Justice Saunders rejected the plaintiff’s argument that ICBC, as a public insurer, had breached a duty of good faith by failing to inform her of the need to identify the unknown driver or take specific investigative steps. The Court held that ICBC is under no legal obligation to advise claimants of their statutory duties under the hit-and-run provisions, even when a personal injury is reported. Because the plaintiff failed to satisfy the statutory prerequisites, her claim against ICBC was dismissed.
The hit-and-run provisions of s. 24 no longer apply to vehicle accidents occurring after May 1, 2021, when British Columbia was forced to a no-fault insurance model. This case remains relevant only for accidents occurring before that date.

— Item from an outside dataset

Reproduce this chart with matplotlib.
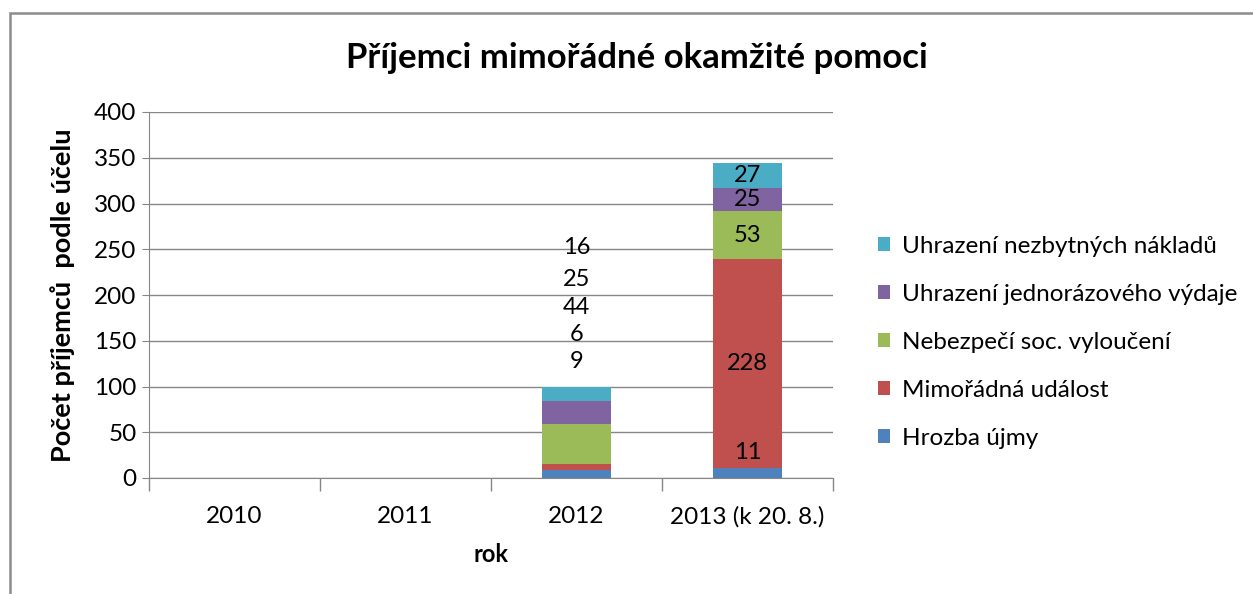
import numpy as np
import matplotlib.pyplot as plt
from matplotlib.patches import Rectangle

plt.rcParams['font.family'] = ['Lato', 'DejaVu Sans']

##------------------------------DATA-----------------------##
years = ['2010', '2011', '2012', '2013 (k 20. 8.)']
series = ['Hrozba újmy', 'Mimořádná událost', 'Nebezpečí soc. vyloučení',
          'Uhrazení jednorázového výdaje', 'Uhrazení nezbytných nákladů']
hrozba = [0, 0, 9, 11]
udalost = [0, 0, 6, 228]
vylouceni = [0, 0, 44, 53]
jednorazovy = [0, 0, 25, 25]
nezbytne = [0, 0, 16, 27]
colours = ['#4F81BD', '#C0504D', '#9BBB59', '#8064A2', '#4BACC6']

##------------------------------FIGURE-----------------------##
fig = plt.figure(figsize=(12.53, 5.94), dpi=100)
ax = fig.add_axes([149/1253, 1-478/594, (833-149)/1253, (478-112)/594])

# outer chart frame (only left/top visible)
fig.patches.append(Rectangle((10/1253, -0.1), 1.2, 1-13/594+0.1, transform=fig.transFigure,
                             fill=False, edgecolor='#8c8c8c', lw=1.8))

x = np.arange(len(years))
vals = [hrozba, udalost, vylouceni, jednorazovy, nezbytne]
bottom = np.zeros(len(years))
for v, c, lab in zip(vals, colours, series):
    ax.bar(x, v, 0.4, bottom=bottom, color=c, label=lab, zorder=3)
    bottom = bottom + np.array(v)

# data labels: 2013 centred in segments, 2012 drawn stacked above bar (as in original)
b13 = 0
for v in vals:
    val = v[3]
    yc = b13 + val/2
    if val < 20:
        yc = 28
    ax.text(3, yc, str(val), ha='center', va='center', fontsize=17, zorder=4)
    b13 += val
lab12_y = [127, 157, 186, 217, 252]
for v, yy in zip(vals, lab12_y):
    ax.text(2, yy, str(v[2]), ha='center', va='center', fontsize=17, zorder=4)

ax.set_xlim(-0.5, 3.5)
ax.set_ylim(0, 400)
ax.set_yticks(range(0, 401, 50))
ax.set_xticks(x)
ax.set_xticklabels(years)
ax.set_xticks(np.arange(-0.5, 3.6, 1), minor=True)
ax.tick_params(axis='x', which='major', length=0, pad=20, labelsize=17.5)
ax.tick_params(axis='x', which='minor', length=9, color='#868686', width=1)
ax.tick_params(axis='y', length=5, color='#868686', labelsize=17.5, pad=4)
ax.grid(axis='y', color='#868686', lw=1, zorder=0)
for s in ['top', 'right']:
    ax.spines[s].set_visible(False)
for s in ['left', 'bottom']:
    ax.spines[s].set_color('#868686')

ax.set_ylabel('Počet příjemců  podle účelu', fontsize=19.5, fontweight='bold')
ax.yaxis.set_label_coords((75-149)/(833-149), 0.5)
ax.set_xlabel('rok', fontsize=17, fontweight='bold')
ax.xaxis.set_label_coords(0.5, -(543-478)/(478-112))
fig.text(637/1253, 1-58/594, 'Příjemci mimořádné okamžité pomoci', ha='center', va='center',
         fontsize=25, fontweight='bold')

h, l = ax.get_legend_handles_labels()
fig.legend(h[::-1], l[::-1], loc='upper left', bbox_to_anchor=(868/1253, 1-226/594),
           frameon=False, fontsize=17.5, handlelength=0.5, handleheight=0.5,
           handletextpad=0.5, labelspacing=1.11, borderaxespad=0)

fig.savefig('out.png', dpi=100)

The Unfairness of ICBC’s y Role as a Public auto insurance monopoly
The Eberhardt decision exemplifies the persistent unfairness in how ICBC administers pre-May 2021 hit-and-run claims. As a state-mandated monopoly, ICBC controls access to compensation, yet is under no obligation to inform injured claimants of their legal duties—however obscure or technical those may be. The plaintiff in this case promptly reported the incident but was unaware of the strict investigatory steps required to preserve her claim. This knowledge gap, which ICBC could have easily remedied with a simple advisory, ultimately resulted in the complete denial of compensation.
Similar results have occurred in cases like Slezak v. ICBC, 2003 BCSC 1679, where claims failed due to technical deficiencies rather than merit. In both cases, the plaintiffs were left uncompensated, not because the injury lacked basis, but because of failure to navigate procedural traps unknown to the average driver.
Unlike a private insurer that competes for business, ICBC holds a monopoly and operates under a mandate to serve the public interest. Given this status, it is unjust that it owes no duty to guide claimants through legal requirements that only a lawyer might reasonably understand. Even a minimal duty to inform claimants—especially when they call ICBC immediately after an accident—would promote fairness and avoid disproportionate hardship.
Although s. 24 no longer governs post–May 1, 2021 accidents, many cases involving earlier incidents remain active. The courts’ continued unwillingness to impose even a basic advisory duty on ICBC highlights a misalignment between public expectations and legal doctrine in the administration of state-run insurance.